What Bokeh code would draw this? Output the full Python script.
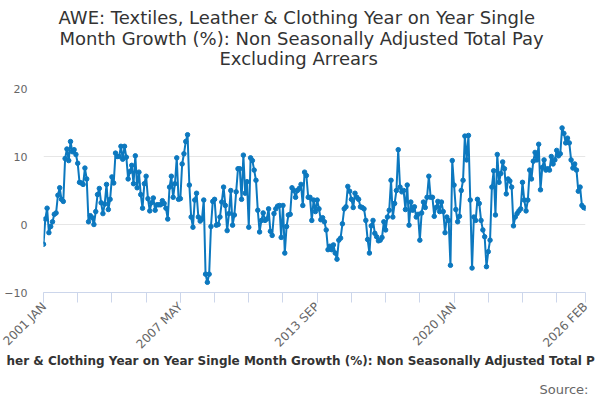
from math import pi
from bokeh.plotting import figure
from bokeh.models import Range1d, FixedTicker, Title, ColumnDataSource
from bokeh.embed import file_html
from bokeh.resources import INLINE

title_lines = ["AWE: Textiles, Leather & Clothing Year on Year Single",
               "Month Growth (%): Non Seasonally Adjusted Total Pay",
               "Excluding Arrears"]
caption_visible = "her & Clothing Year on Year Single Month Growth (%): Non Seasonally Adjusted Total P"
source_text = "Source:"

MONTH_NAMES = ["JAN", "FEB", "MAR", "APR", "MAY", "JUN",
               "JUL", "AUG", "SEP", "OCT", "NOV", "DEC"]
start_year = 2001

vals_2001_2009 = [
    -2.9, 0.8, 2.4, -1.2, -0.3, 0.4, 1.5, 1.7, 4.3, 5.4,
    3.7, 3.4, 9.7, 11.1, 9.4, 12.2, 10.7, 11.0, 10.3, 9.0,
    6.2, 6.1, 5.9, 8.3, 6.7, 0.4, 1.3, 1.0, 0.0, 1.9,
    4.4, 5.3, 3.2, 1.6, 3.0, 5.9, 2.2, 3.7, 7.0, 6.1,
    10.5, 10.0, 10.0, 11.5, 9.6, 11.5, 9.9, 6.7, 7.8, 8.7,
    6.0, 10.1, 5.4, 7.7, 4.4, 2.4, 6.0, 7.1, 3.8, 2.0,
    3.2, 3.9, 2.1, 2.9, 2.9, 2.9, 3.5, 3.1, 2.4, 0.8,
    5.5, 7.1, 4.0, 6.0, 9.8, 3.7, 3.8, 8.9, 10.4, 12.2,
    13.2, 5.8, 1.1, -0.4, 3.6, 4.6, 1.1, 0.5, 0.8, 3.6,
    -7.3, -8.5, -7.3, -0.3, 3.4, 3.7, -0.1, 0.0, 1.1, 3.3,
    5.5]
vals_2009_2013 = [
    2.8, -0.9, 1.6, 5.0, -0.1, 1.4, 4.8, 8.2, 8.2, 3.7,
    10.2, 4.6, 6.3, -0.4, 9.8, 9.4, 8.0, 6.5, 2.1, -1.1,
    0.6, 1.7, 0.6, 0.8, 2.3, -1.0, -1.6, 1.6, 2.3, 2.7,
    2.8, -1.9, 2.8, -4.2, -0.3, 1.4, 1.5, 5.4, 5.0, 4.0,
    5.0, 5.3, 5.9, 2.8, 7.7, 7.2, 4.0, 4.0, 0.6]
vals_2013_2017 = [
    3.6, 1.9, 3.6, 2.3, 0.7, 1.0, 0.4, -0.8, -3.7, -3.2,
    -3.7, -3.0, -4.2, -5.1, -2.3, -2.0, 0.1, 2.3, 2.6, 5.6,
    4.9, 3.7, 2.5, 4.6, 4.0, 3.7, 2.6, 2.5, 2.3, 0.6,
    -2.2, -4.2, -0.2, 0.6, -1.3, -1.8, -2.4, -2.3, -1.9, 0.4,
    -0.8, 1.1, 2.1, 6.5, 1.1, 3.1, 5.0, 11.0, 5.5, 4.8]
vals_2017_2021 = [
    5.0, 2.2, 5.8, -0.1, 3.3, 2.1, 2.6, 1.1, 1.5, -2.3,
    1.7, 3.3, 2.5, 4.0, 7.1, 4.0, 4.0, 1.2, 2.5, 3.4,
    1.9, 3.3, 1.9, -1.2, 1.1, 0.6, -6.0, 9.4, 5.8, 2.2,
    0.4, 1.2, 5.0, 6.5, 13.0, 9.5, 13.1, 3.6, -6.4, 1.1,
    0.6, 3.7, 3.1, 0.6, -0.8, -1.8, -6.2, -4.0, -2.3, 5.5]
vals_2021_2026 = [
    7.9, 1.4, 10.3, 6.2, 7.5, 9.2, 8.2, 4.5, 6.7, 6.4,
    5.5, -0.2, 1.1, 1.6, 2.0, 2.3, 6.2, 3.6, 2.0, 3.6,
    8.0, 6.7, 9.3, 10.6, 9.5, 11.8, 5.1, 8.4, 9.5, 8.0,
    8.2, 8.0, 10.0, 8.9, 9.5, 10.9, 10.1, 10.4, 14.2, 13.4,
    12.0, 12.7, 12.0, 9.5, 8.3, 8.9, 8.0, 4.9, 5.5, 2.8,
    2.5, 2.4]

values = vals_2001_2009 + vals_2009_2013 + vals_2013_2017 + vals_2017_2021 + vals_2021_2026
assert len(values) == 302, len(values)

months = [f"{start_year + i // 12} {MONTH_NAMES[i % 12]}" for i in range(len(values))]
tick_labels = ["2001 JAN", "2007 MAY", "2013 SEP", "2020 JAN", "2026 FEB"]
y_ticks = [-10, 0, 10, 20]

tick_pos = [months.index(t) for t in tick_labels]
minor_pos = list(range(0, len(values), 19))

COLOR = "#0c78bf"
src = ColumnDataSource(dict(x=list(range(len(values))), y=values, month=months))

p = figure(width=600, height=400, output_backend="svg", toolbar_location=None,
           x_range=Range1d(0, len(values) - 1), y_range=Range1d(-10, 20),
           min_border_left=43, min_border_right=15, min_border_top=88,
           min_border_bottom=108)
p.title.visible = False
p.outline_line_color = None
p.background_fill_color = "white"
p.border_fill_color = "white"

p.line("x", "y", source=src, line_color=COLOR, line_width=2)
p.scatter("x", "y", source=src, size=4.5, fill_color=COLOR, line_color=COLOR)

p.xgrid.visible = False
p.ygrid.grid_line_color = "#e6e6e6"
p.ygrid.ticker = FixedTicker(ticks=y_ticks)

yax = p.yaxis[0]
yax.ticker = FixedTicker(ticks=y_ticks)
yax.axis_line_color = None
yax.major_tick_line_color = None
yax.minor_tick_line_color = None
yax.major_tick_out = 0
yax.major_tick_in = 0
yax.minor_tick_out = 0
yax.minor_tick_in = 0
yax.major_label_standoff = 16
yax.major_label_text_font = "DejaVu Sans"
yax.major_label_text_font_size = "11px"
yax.major_label_text_color = "#666666"

xax = p.xaxis[0]
xax.ticker = FixedTicker(ticks=tick_pos, minor_ticks=minor_pos)
xax.major_label_overrides = {pos: lab for pos, lab in zip(tick_pos, tick_labels)}
xax.axis_line_color = "#ccd6eb"
xax.major_tick_line_color = "#ccd6eb"
xax.minor_tick_line_color = "#ccd6eb"
xax.major_tick_in = 0
xax.major_tick_out = 10
xax.minor_tick_in = 0
xax.minor_tick_out = 10
xax.major_label_orientation = pi / 4
xax.major_label_standoff = 2
xax.major_label_text_font = "DejaVu Sans"
xax.major_label_text_font_size = "12px"
xax.major_label_text_color = "#666666"

# spacer between the plot area and the title block
p.add_layout(Title(text=" ", text_font_size="1px", standoff=19), "above")
# title lines, added from the one nearest the plot outwards
title_offsets = [15, 16, 176]
title_standoffs = [0, -3, -4]
for line, off, so in reversed(list(zip(title_lines, title_offsets, title_standoffs))):
    p.add_layout(Title(text=line, align="left", text_font="DejaVu Sans",
                       text_font_size="18px", text_font_style="normal",
                       text_color="#333333", offset=off, standoff=so), "above")

p.add_layout(Title(text=caption_visible, align="left", text_font="DejaVu Sans",
                   text_font_size="12px", text_font_style="bold",
                   text_color="#333333", offset=-37, standoff=-17), "below")
p.add_layout(Title(text=" ", text_font_size="1px", standoff=17), "below")
p.add_layout(Title(text=source_text, align="right", text_font="DejaVu Sans",
                   text_font_size="13px", text_font_style="normal",
                   text_color="#666666", offset=-3, standoff=0), "below")

open("out.html", "w").write(file_html(p, INLINE))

※ ※ ※

What to work on ::
All of the material above should be reproduced exactly, except the pictures.

Full response ::
What Bokeh code would draw this? Output the full Python script.
from math import pi
from bokeh.plotting import figure
from bokeh.models import Range1d, FixedTicker, Title, ColumnDataSource
from bokeh.embed import file_html
from bokeh.resources import INLINE

title_lines = ["AWE: Textiles, Leather & Clothing Year on Year Single",
               "Month Growth (%): Non Seasonally Adjusted Total Pay",
               "Excluding Arrears"]
caption_visible = "her & Clothing Year on Year Single Month Growth (%): Non Seasonally Adjusted Total P"
source_text = "Source:"

MONTH_NAMES = ["JAN", "FEB", "MAR", "APR", "MAY", "JUN",
               "JUL", "AUG", "SEP", "OCT", "NOV", "DEC"]
start_year = 2001

vals_2001_2009 = [
    -2.9, 0.8, 2.4, -1.2, -0.3, 0.4, 1.5, 1.7, 4.3, 5.4,
    3.7, 3.4, 9.7, 11.1, 9.4, 12.2, 10.7, 11.0, 10.3, 9.0,
    6.2, 6.1, 5.9, 8.3, 6.7, 0.4, 1.3, 1.0, 0.0, 1.9,
    4.4, 5.3, 3.2, 1.6, 3.0, 5.9, 2.2, 3.7, 7.0, 6.1,
    10.5, 10.0, 10.0, 11.5, 9.6, 11.5, 9.9, 6.7, 7.8, 8.7,
    6.0, 10.1, 5.4, 7.7, 4.4, 2.4, 6.0, 7.1, 3.8, 2.0,
    3.2, 3.9, 2.1, 2.9, 2.9, 2.9, 3.5, 3.1, 2.4, 0.8,
    5.5, 7.1, 4.0, 6.0, 9.8, 3.7, 3.8, 8.9, 10.4, 12.2,
    13.2, 5.8, 1.1, -0.4, 3.6, 4.6, 1.1, 0.5, 0.8, 3.6,
    -7.3, -8.5, -7.3, -0.3, 3.4, 3.7, -0.1, 0.0, 1.1, 3.3,
    5.5]
vals_2009_2013 = [
    2.8, -0.9, 1.6, 5.0, -0.1, 1.4, 4.8, 8.2, 8.2, 3.7,
    10.2, 4.6, 6.3, -0.4, 9.8, 9.4, 8.0, 6.5, 2.1, -1.1,
    0.6, 1.7, 0.6, 0.8, 2.3, -1.0, -1.6, 1.6, 2.3, 2.7,
    2.8, -1.9, 2.8, -4.2, -0.3, 1.4, 1.5, 5.4, 5.0, 4.0,
    5.0, 5.3, 5.9, 2.8, 7.7, 7.2, 4.0, 4.0, 0.6]
vals_2013_2017 = [
    3.6, 1.9, 3.6, 2.3, 0.7, 1.0, 0.4, -0.8, -3.7, -3.2,
    -3.7, -3.0, -4.2, -5.1, -2.3, -2.0, 0.1, 2.3, 2.6, 5.6,
    4.9, 3.7, 2.5, 4.6, 4.0, 3.7, 2.6, 2.5, 2.3, 0.6,
    -2.2, -4.2, -0.2, 0.6, -1.3, -1.8, -2.4, -2.3, -1.9, 0.4,
    -0.8, 1.1, 2.1, 6.5, 1.1, 3.1, 5.0, 11.0, 5.5, 4.8]
vals_2017_2021 = [
    5.0, 2.2, 5.8, -0.1, 3.3, 2.1, 2.6, 1.1, 1.5, -2.3,
    1.7, 3.3, 2.5, 4.0, 7.1, 4.0, 4.0, 1.2, 2.5, 3.4,
    1.9, 3.3, 1.9, -1.2, 1.1, 0.6, -6.0, 9.4, 5.8, 2.2,
    0.4, 1.2, 5.0, 6.5, 13.0, 9.5, 13.1, 3.6, -6.4, 1.1,
    0.6, 3.7, 3.1, 0.6, -0.8, -1.8, -6.2, -4.0, -2.3, 5.5]
vals_2021_2026 = [
    7.9, 1.4, 10.3, 6.2, 7.5, 9.2, 8.2, 4.5, 6.7, 6.4,
    5.5, -0.2, 1.1, 1.6, 2.0, 2.3, 6.2, 3.6, 2.0, 3.6,
    8.0, 6.7, 9.3, 10.6, 9.5, 11.8, 5.1, 8.4, 9.5, 8.0,
    8.2, 8.0, 10.0, 8.9, 9.5, 10.9, 10.1, 10.4, 14.2, 13.4,
    12.0, 12.7, 12.0, 9.5, 8.3, 8.9, 8.0, 4.9, 5.5, 2.8,
    2.5, 2.4]

values = vals_2001_2009 + vals_2009_2013 + vals_2013_2017 + vals_2017_2021 + vals_2021_2026
assert len(values) == 302, len(values)

months = [f"{start_year + i // 12} {MONTH_NAMES[i % 12]}" for i in range(len(values))]
tick_labels = ["2001 JAN", "2007 MAY", "2013 SEP", "2020 JAN", "2026 FEB"]
y_ticks = [-10, 0, 10, 20]

tick_pos = [months.index(t) for t in tick_labels]
minor_pos = list(range(0, len(values), 19))

COLOR = "#0c78bf"
src = ColumnDataSource(dict(x=list(range(len(values))), y=values, month=months))

p = figure(width=600, height=400, output_backend="svg", toolbar_location=None,
           x_range=Range1d(0, len(values) - 1), y_range=Range1d(-10, 20),
           min_border_left=43, min_border_right=15, min_border_top=88,
           min_border_bottom=108)
p.title.visible = False
p.outline_line_color = None
p.background_fill_color = "white"
p.border_fill_color = "white"

p.line("x", "y", source=src, line_color=COLOR, line_width=2)
p.scatter("x", "y", source=src, size=4.5, fill_color=COLOR, line_color=COLOR)

p.xgrid.visible = False
p.ygrid.grid_line_color = "#e6e6e6"
p.ygrid.ticker = FixedTicker(ticks=y_ticks)

yax = p.yaxis[0]
yax.ticker = FixedTicker(ticks=y_ticks)
yax.axis_line_color = None
yax.major_tick_line_color = None
yax.minor_tick_line_color = None
yax.major_tick_out = 0
yax.major_tick_in = 0
yax.minor_tick_out = 0
yax.minor_tick_in = 0
yax.major_label_standoff = 16
yax.major_label_text_font = "DejaVu Sans"
yax.major_label_text_font_size = "11px"
yax.major_label_text_color = "#666666"

xax = p.xaxis[0]
xax.ticker = FixedTicker(ticks=tick_pos, minor_ticks=minor_pos)
xax.major_label_overrides = {pos: lab for pos, lab in zip(tick_pos, tick_labels)}
xax.axis_line_color = "#ccd6eb"
xax.major_tick_line_color = "#ccd6eb"
xax.minor_tick_line_color = "#ccd6eb"
xax.major_tick_in = 0
xax.major_tick_out = 10
xax.minor_tick_in = 0
xax.minor_tick_out = 10
xax.major_label_orientation = pi / 4
xax.major_label_standoff = 2
xax.major_label_text_font = "DejaVu Sans"
xax.major_label_text_font_size = "12px"
xax.major_label_text_color = "#666666"

# spacer between the plot area and the title block
p.add_layout(Title(text=" ", text_font_size="1px", standoff=19), "above")
# title lines, added from the one nearest the plot outwards
title_offsets = [15, 16, 176]
title_standoffs = [0, -3, -4]
for line, off, so in reversed(list(zip(title_lines, title_offsets, title_standoffs))):
    p.add_layout(Title(text=line, align="left", text_font="DejaVu Sans",
                       text_font_size="18px", text_font_style="normal",
                       text_color="#333333", offset=off, standoff=so), "above")

p.add_layout(Title(text=caption_visible, align="left", text_font="DejaVu Sans",
                   text_font_size="12px", text_font_style="bold",
                   text_color="#333333", offset=-37, standoff=-17), "below")
p.add_layout(Title(text=" ", text_font_size="1px", standoff=17), "below")
p.add_layout(Title(text=source_text, align="right", text_font="DejaVu Sans",
                   text_font_size="13px", text_font_style="normal",
                   text_color="#666666", offset=-3, standoff=0), "below")

open("out.html", "w").write(file_html(p, INLINE))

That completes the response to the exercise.